Author comments upon resubmission
Thank you for handling our manuscript. We also thank the referees for reviewing our work. In order to answer the referee’s comments, we have extensively revised our manuscript, which can be found in arXiv:2204.03267v5. We are also submitting a separate colored text (which includes the supplementary material) to ease the reviewing process. Due to the lengths of our detailed replies, we chose to attach separate files in ‘Reply to the above Report’ section in the server. We hope that the referees find our revised version acceptable for publication in Scipost Physics.
Sincerely,
Andy Chia, Wai Keong Mok, Changsuk Noh, and Leong Chuan Kwek.
List of changes
1. We have modified the title to “Quantum pure noise-induced transitions: Truly nonclassical limit cycles sensitive to number parity”.
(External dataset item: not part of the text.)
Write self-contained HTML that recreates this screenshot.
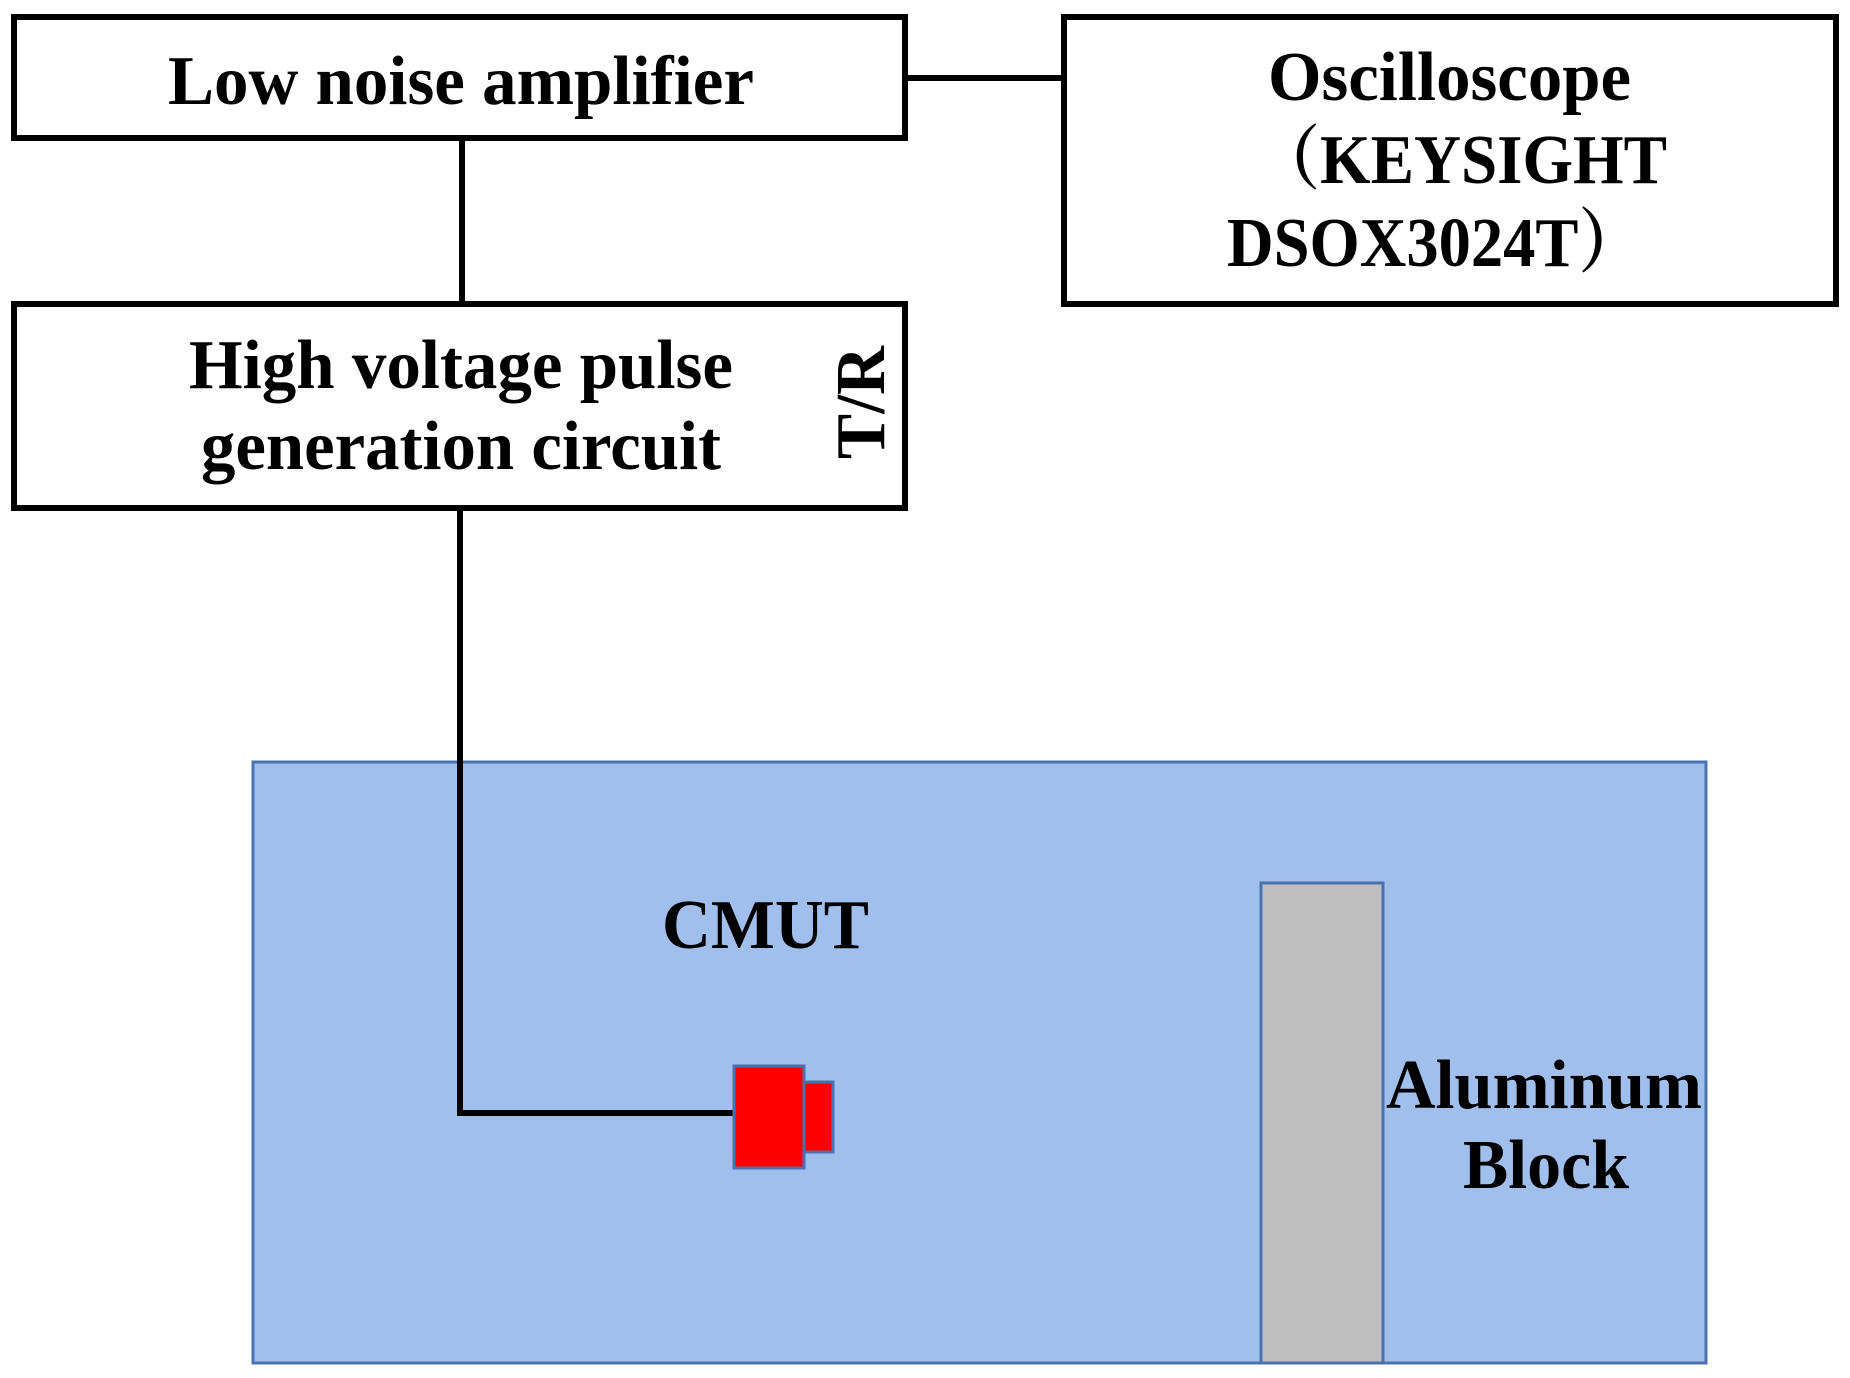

2. We have modified a part of the introduction and Section III B.1, and added a footnote 2 to improve the manuscript. The changes are colored green in the submitted colored text.
3. To incorporate referee 1’s suggestions, we have extensively revised the manuscript, including new figures 1 and 2, a new subsections III.B.2 and III.C. The changes are colored red.
4. To incorporate referee 2’s suggestions, we have parts of sections I and II and the supplementary material (p13, below eq (113)). The changes are colored blue.
Current status:
Reports on this Submission
Anonymous Report 2 on 2023-5-30 (Invited Report)
- Cite as: Anonymous, Report on arXiv:scipost_202302_00010v1, delivered 2023-05-30, doi: 10.21468/SciPost.Report.7275
Report
The authors have provided a complete answer to the main questions raised in my first report and also significantly changed the manuscript (including illustrations, definitions, and clarifications). The nature of the process and the novelty of the reported limit cycle is now clear. Also, the connection with the classical process has been better justified.
The analysis of this problem is non-trivial and the results are original. The added material does improve the readability of this work making it accessible to a broader audience. Furthermore, the detailed author's answers will be useful.
After considering the author's answer, I better appreciate the novelty of the work. Even if the research community interested in quantum dynamics of complex systems is not the broadest, this pure noise-induced limit cycle is actually a nice quantum effect and in my opinion, this work deserves publication in SciPost.
Report
The authors have revised the paper and addressed most of my concerns. The presentation has substantially improved.
The comparison with the “classical” model remains artificial. The absence of a rigorous classical limit of the model the authors analyse is not clearly emphasized. The corresponding claims in the paper keep on being confusing and shall be revised (see “We find that multiplicative quantum noise can induce a classically forbidden transition” in the abstract, and similar claims across the paper).